▶ _TASK_
Copy the data below exactly, omitting any picture it contains.

▶ _AVAILABLE DATA_
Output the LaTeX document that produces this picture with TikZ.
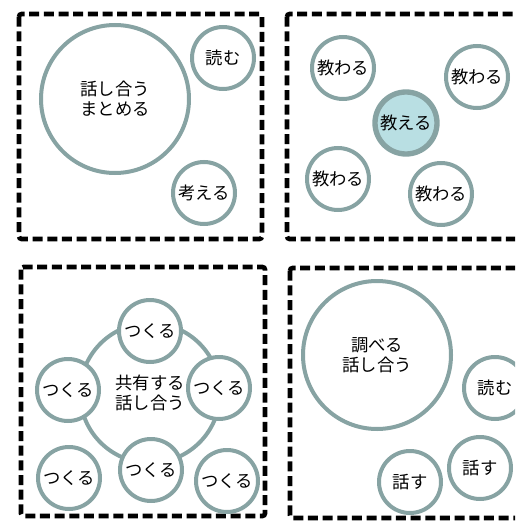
\documentclass[tikz,border=0pt]{standalone}
\usepackage{fontspec}
\setmainfont{Noto Sans CJK JP}
\usetikzlibrary{positioning}
\definecolor{ringgray}{HTML}{87A3A3}
\definecolor{teachblue}{HTML}{B9DFE3}
\tikzstyle{every node}+=[inner sep=0pt]
\tikzstyle{group} = [draw, line width=3.5pt, dash pattern=on 7.5pt off 3.5pt, rounded corners=2pt]
\tikzstyle{act} = [circle, draw=ringgray, fill=white, line width=3pt, minimum size=46.5pt, align=center, font=\fontsize{13}{15}\selectfont]
\tikzstyle{bigact} = [act, minimum size=111pt]
\tikzstyle{teach} = [act, fill=teachblue, line width=4pt]
\tikzstyle{share} = [act, fill=none, minimum size=105pt]

\begin{document}
\begin{tikzpicture}[x=0.75pt, y=-0.75pt]
  \clip (0,0) rectangle (515,521);
  % Draw groups
  \path [group] (19,14) rectangle (262,239);
  \path [group] (287,14) rectangle (530,239);
  \path [group] (21,267) rectangle (265,516);
  \path [group] (290,268) rectangle (530,518);
  % Place nodes: top left
  \node [bigact] (talk1) at (115,99) {話し合う\\まとめる};
  \node [act] (read1) at (223,58) {読む};
  \node [act] (think) at (204,193) {考える};
  % Place nodes: top right
  \node [teach] (teach) at (406,123) {教える};
  \node [act] (learn1) at (343,68) {教わる};
  \node [act] (learn2) at (477,77) {教わる};
  \node [act] (learn3) at (338,179) {教わる};
  \node [act] (learn4) at (441,194) {教わる};
  % Place nodes: bottom left
  \node [share] (share) at (150,393) {共有する\\話し合う};
  \node [act] (make1) at (150,331) {つくる};
  \node [act] (make2) at (68,390) {つくる};
  \node [act] (make3) at (219,388) {つくる};
  \node [act] (make4) at (151,470) {つくる};
  \node [act] (make5) at (69,478) {つくる};
  \node [act] (make6) at (227,481) {つくる};
  % Place nodes: bottom right
  \node [bigact] (study) at (377,355) {調べる\\話し合う};
  \node [act] (read2) at (495,388) {読む};
  \node [act] (speak1) at (480,468) {話す};
  \node [act] (speak2) at (410,482) {話す};
\end{tikzpicture}
\end{document}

▶ _TASK SOLUTION_
Output the LaTeX document that produces this picture with TikZ.
\documentclass[tikz,border=0pt]{standalone}
\usepackage{fontspec}
\setmainfont{Noto Sans CJK JP}
\usetikzlibrary{positioning}
\definecolor{ringgray}{HTML}{87A3A3}
\definecolor{teachblue}{HTML}{B9DFE3}
\tikzstyle{every node}+=[inner sep=0pt]
\tikzstyle{group} = [draw, line width=3.5pt, dash pattern=on 7.5pt off 3.5pt, rounded corners=2pt]
\tikzstyle{act} = [circle, draw=ringgray, fill=white, line width=3pt, minimum size=46.5pt, align=center, font=\fontsize{13}{15}\selectfont]
\tikzstyle{bigact} = [act, minimum size=111pt]
\tikzstyle{teach} = [act, fill=teachblue, line width=4pt]
\tikzstyle{share} = [act, fill=none, minimum size=105pt]

\begin{document}
\begin{tikzpicture}[x=0.75pt, y=-0.75pt]
  \clip (0,0) rectangle (515,521);
  % Draw groups
  \path [group] (19,14) rectangle (262,239);
  \path [group] (287,14) rectangle (530,239);
  \path [group] (21,267) rectangle (265,516);
  \path [group] (290,268) rectangle (530,518);
  % Place nodes: top left
  \node [bigact] (talk1) at (115,99) {話し合う\\まとめる};
  \node [act] (read1) at (223,58) {読む};
  \node [act] (think) at (204,193) {考える};
  % Place nodes: top right
  \node [teach] (teach) at (406,123) {教える};
  \node [act] (learn1) at (343,68) {教わる};
  \node [act] (learn2) at (477,77) {教わる};
  \node [act] (learn3) at (338,179) {教わる};
  \node [act] (learn4) at (441,194) {教わる};
  % Place nodes: bottom left
  \node [share] (share) at (150,393) {共有する\\話し合う};
  \node [act] (make1) at (150,331) {つくる};
  \node [act] (make2) at (68,390) {つくる};
  \node [act] (make3) at (219,388) {つくる};
  \node [act] (make4) at (151,470) {つくる};
  \node [act] (make5) at (69,478) {つくる};
  \node [act] (make6) at (227,481) {つくる};
  % Place nodes: bottom right
  \node [bigact] (study) at (377,355) {調べる\\話し合う};
  \node [act] (read2) at (495,388) {読む};
  \node [act] (speak1) at (480,468) {話す};
  \node [act] (speak2) at (410,482) {話す};
\end{tikzpicture}
\end{document}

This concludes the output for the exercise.